How to Truly Differentiate Your Business
When it comes to people who value businesses, arguably there is no better valuator than Warren Buffet – the most famous investor of all time. One of the things he looks for when he makes an investment when he makes the decision to buy a company is that he is looking for companies that he calls a deep and wide competitive moat around them. Why? Why does Warren Buffet care about how deep and wide the competitive moat is around the companies that he is considering investing in?
What it comes to is when you’ve got marketing differentiation, when customers believe what you’ve got is truly differentiated, it gives you pricing authority. Then when you have pricing authority, it means that (within reason) you can set the price for what it is that you sell. When you have control of your pricing, it gives you better margins. Guess what? Better margins leads to more marketing dollars.
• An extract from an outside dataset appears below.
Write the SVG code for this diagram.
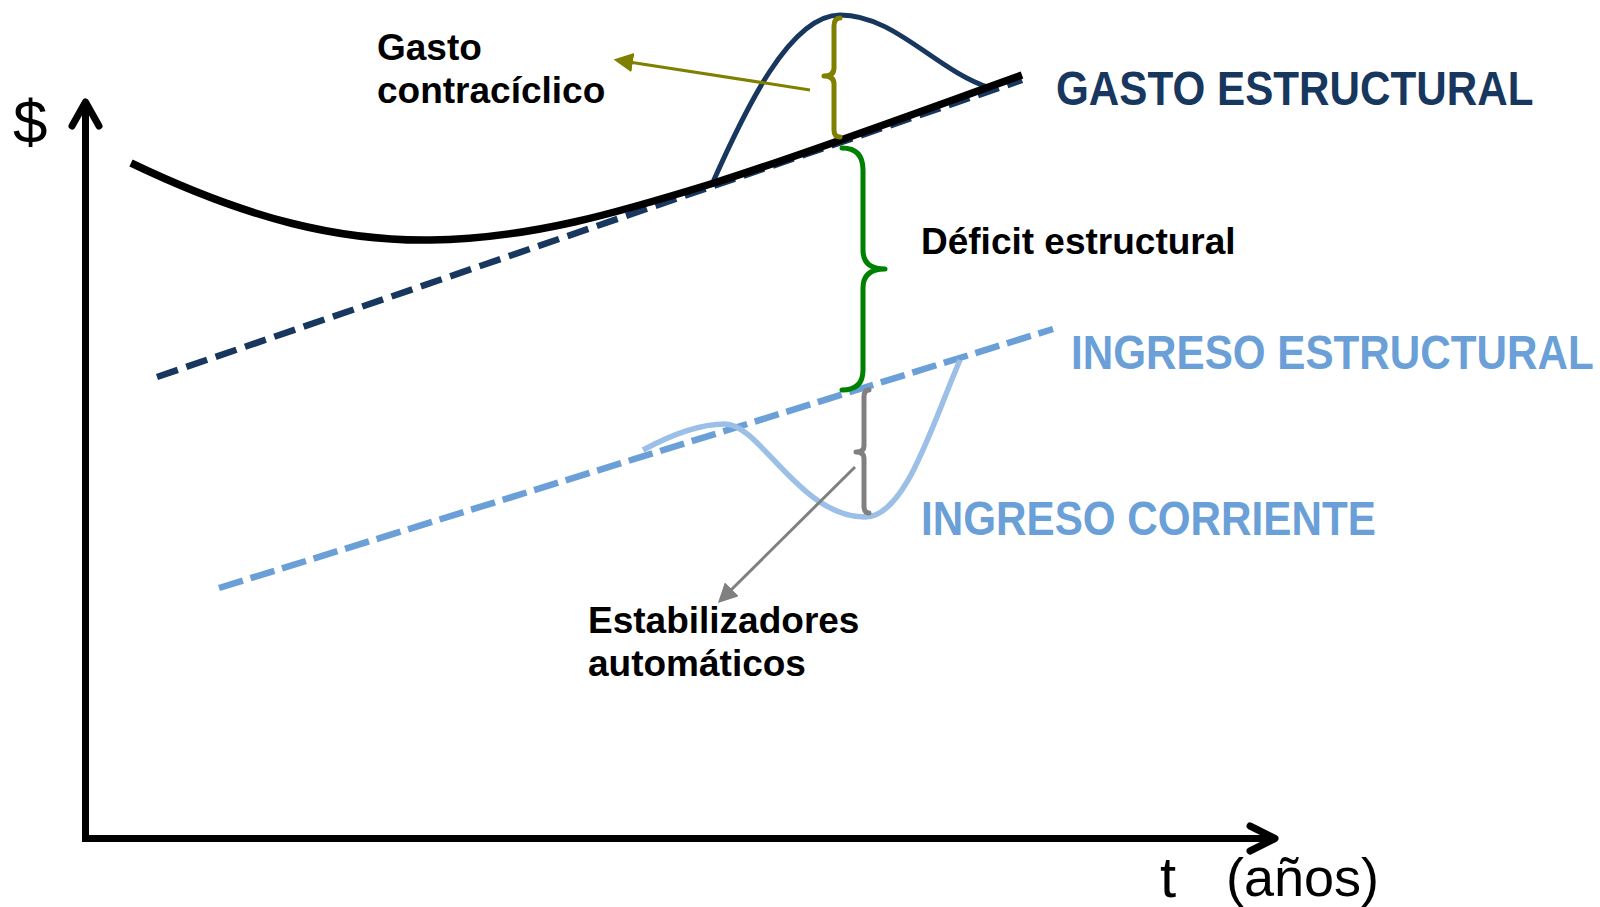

More marketing dollars allow you to invest in more sales and marketing, it allows you to differentiate your product even further, which gives you even more pricing authority!
It starts to build on itself to having this “deep and wide competitive moat” where it becomes very difficult for a competitor to compete with you because you’ve got real marketing differentiation
So, the value of your company is tied to how well differentiated your business is in the marketplace. Acquirers don’t buy something they can easily replicate. They buy things that are truly differentiated. If you have a product or service that is a commodity, that they can easily replicate by undercutting your pricing, they are not going to buy your company, they are just going to set up to compete with you. However, if they look at your business and say there IS some secret sauce there, there is a competitive moat that we need to cross in order to compete with this company, that is when they get VERY interested in acquiring your business because you have something that they cannot easily replicate.
So the next question you are probably asking is:
“how do I truly differentiate my business in the marketplace to make it as valuable as possible?”
There are really two main ways to differentiate your business.
- You can come up with a better mousetrap. You can create some technology and you can protect it so that you truly have something that is a better mousetrap – something that is a differentiated piece of technology that separates you from the rest of the competitors. Now not everybody has a better mousetrap, but you can still differentiate your company.
- The other way you do it is through better marketing. For a marketing strategy to have teeth, to be truly differentiated, it has got to have two factors.
- It MUST be something that makes you unique.
- It has GOT to be something that customers care about
So as you are thinking about marketing a point of differentiation, something that has the potential to give you that “monopoly control,” what you are looking for is something that meets these two criteria. It has to be something that makes you unique, and it has to be something that people care about.
So to figure out how to differentiate your business, plot these ideas on a simple X and Y axis as to how well differentiated it is, and to what extent customers care (shown in the image below). You are looking for the attribute that gets up into the top right-hand corner.